I have been thrown into the waters of the SLES environment…keeping head above water, but, I am in need of some assistance.

I’d like to get into the world of CRON on SLES, but am really struggling. I have no idea how to even start. I am familiar with
CRON a little bit from the Netware days.

Are there any good references that will step me through from the very beginning, I mean baby steps so I can start to get the hang of how to
use CRON and start automating some processes in SLES. I am trying to find examples that I can “see” the results to know if I am doing it right.
As I said, I am very new to the entire process.

At this point it appears I have SLES 10. sp2 OES2 and SLES 11 sp2 OES 11, and SLES 11 sp3 to manage.

Any help would be greatly appreciated!

Garry[/QUOTE]

as strange as it looks to me - somehow none of the others have mentioned the first and basic step: The online manual called “man”!

“man 8 cron” will tell you about th daemon that actually runs the jobs, “man 1 crontab” will tell you how to invoke the tool to manage the table(s) of cron jobs, and “man 8 crontab” will tell you about the table entries. (“man man” talks about how to use “man” and what those funny numbers are about, and always look out for “See Also” sections, i.e. “man 8 cron” references “man 1 crontab”…)

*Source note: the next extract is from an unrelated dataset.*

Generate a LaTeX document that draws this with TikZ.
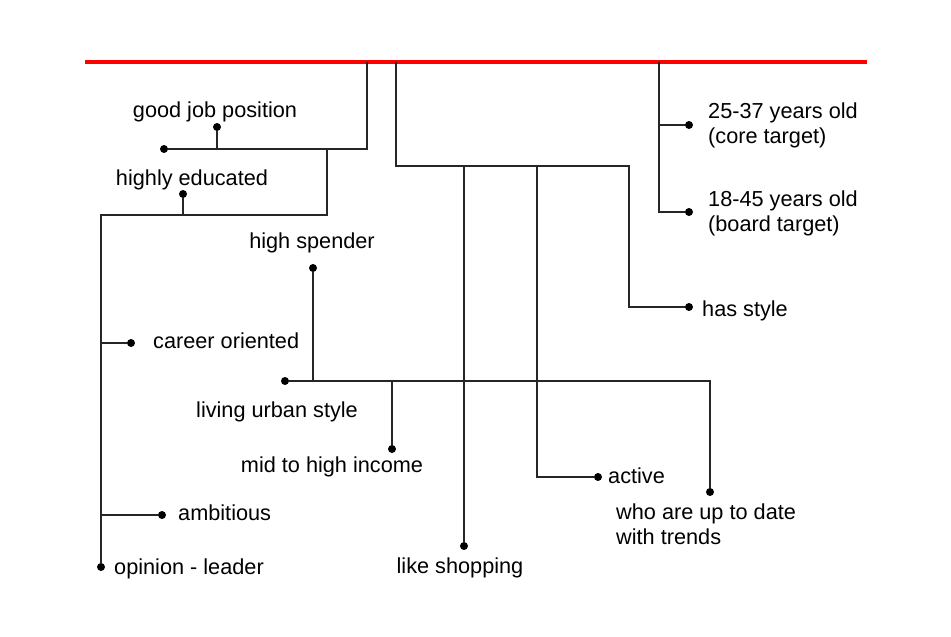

As the others have already pointed out, there is more to cron than is in the docs, but IMO that beyond the beginner’s approach to cron.

Regards,
Jens

On Wed, 06 Nov 2013 22:14:02 GMT, mikewillis
mikewillis@no-mx.forums.suse.com wrote:
[color=blue]

KeN Etter;17334 Wrote:[color=green]

The script runs every day at 1 AM.
[/color]

I was taught not to schedule cron jobs that run on a Sunday for anytime
between 1am and 2am inclusive. When we switch from GMT to BST the time
goes from 00:59 to 02:00 and when we switch back the time goes from
01:59 to 01:00.[/color]

Good point! I hadn’t thought of that.